Dataset entries.
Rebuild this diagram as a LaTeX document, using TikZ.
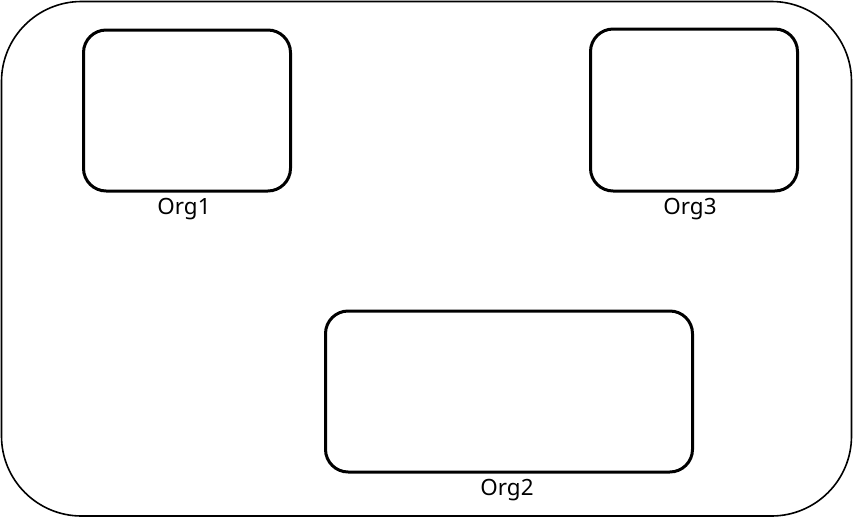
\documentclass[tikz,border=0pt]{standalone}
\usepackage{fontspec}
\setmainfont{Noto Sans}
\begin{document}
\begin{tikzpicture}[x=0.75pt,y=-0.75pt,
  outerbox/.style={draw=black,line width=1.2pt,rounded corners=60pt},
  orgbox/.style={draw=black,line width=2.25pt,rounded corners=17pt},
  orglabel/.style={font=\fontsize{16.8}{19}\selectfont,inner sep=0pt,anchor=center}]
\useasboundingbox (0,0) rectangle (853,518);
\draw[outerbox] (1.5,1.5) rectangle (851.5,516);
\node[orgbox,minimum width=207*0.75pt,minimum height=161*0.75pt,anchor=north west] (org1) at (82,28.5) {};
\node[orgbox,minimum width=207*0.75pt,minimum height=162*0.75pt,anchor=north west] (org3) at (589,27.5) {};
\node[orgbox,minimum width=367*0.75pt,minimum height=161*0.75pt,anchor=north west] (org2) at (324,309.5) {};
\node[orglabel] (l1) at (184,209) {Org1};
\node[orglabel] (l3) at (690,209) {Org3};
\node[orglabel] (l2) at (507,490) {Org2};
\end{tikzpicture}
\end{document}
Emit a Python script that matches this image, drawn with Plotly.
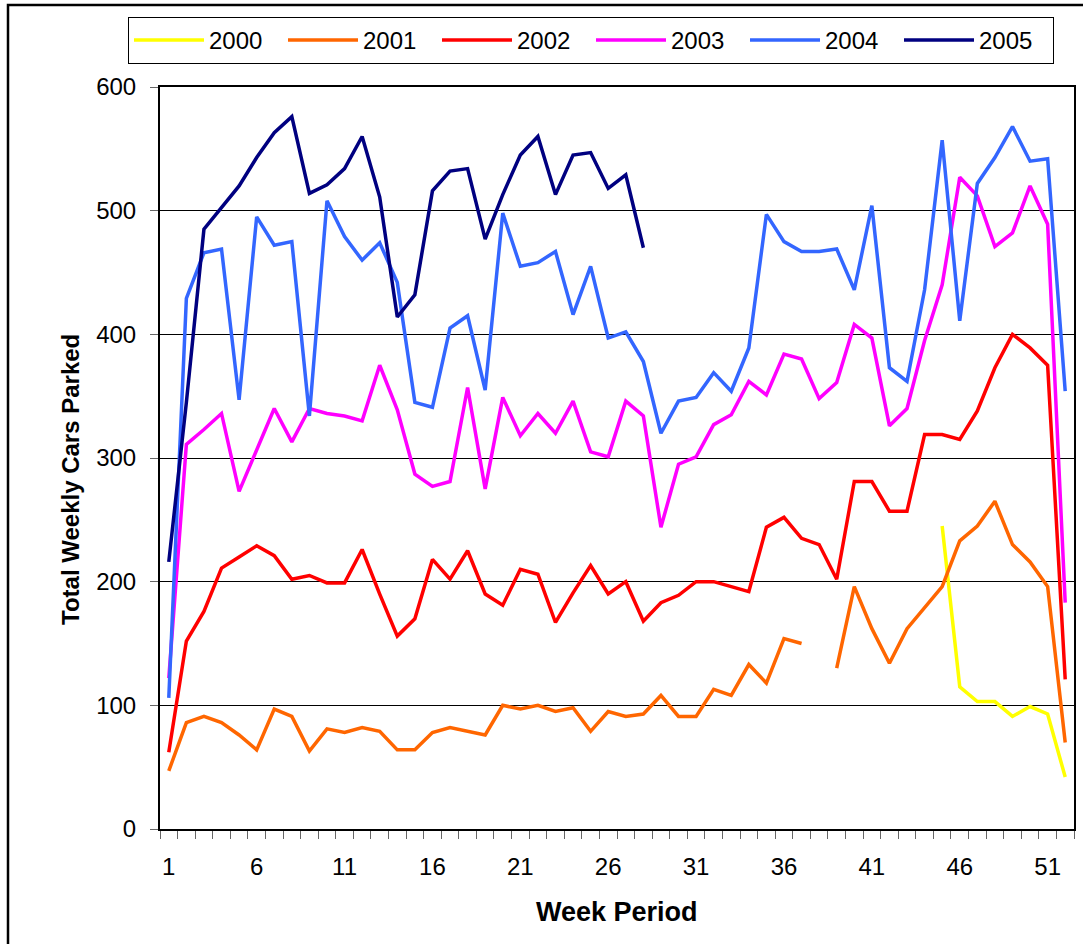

What you have to do.
Write out each line of the data exactly; the images should be left out.

Finished exercise.
Rebuild this diagram as a LaTeX document, using TikZ.
\documentclass[tikz,border=0pt]{standalone}
\usepackage{fontspec}
\setmainfont{Noto Sans}
\begin{document}
\begin{tikzpicture}[x=0.75pt,y=-0.75pt,
  outerbox/.style={draw=black,line width=1.2pt,rounded corners=60pt},
  orgbox/.style={draw=black,line width=2.25pt,rounded corners=17pt},
  orglabel/.style={font=\fontsize{16.8}{19}\selectfont,inner sep=0pt,anchor=center}]
\useasboundingbox (0,0) rectangle (853,518);
\draw[outerbox] (1.5,1.5) rectangle (851.5,516);
\node[orgbox,minimum width=207*0.75pt,minimum height=161*0.75pt,anchor=north west] (org1) at (82,28.5) {};
\node[orgbox,minimum width=207*0.75pt,minimum height=162*0.75pt,anchor=north west] (org3) at (589,27.5) {};
\node[orgbox,minimum width=367*0.75pt,minimum height=161*0.75pt,anchor=north west] (org2) at (324,309.5) {};
\node[orglabel] (l1) at (184,209) {Org1};
\node[orglabel] (l3) at (690,209) {Org3};
\node[orglabel] (l2) at (507,490) {Org2};
\end{tikzpicture}
\end{document}
Emit a Python script that matches this image, drawn with Plotly.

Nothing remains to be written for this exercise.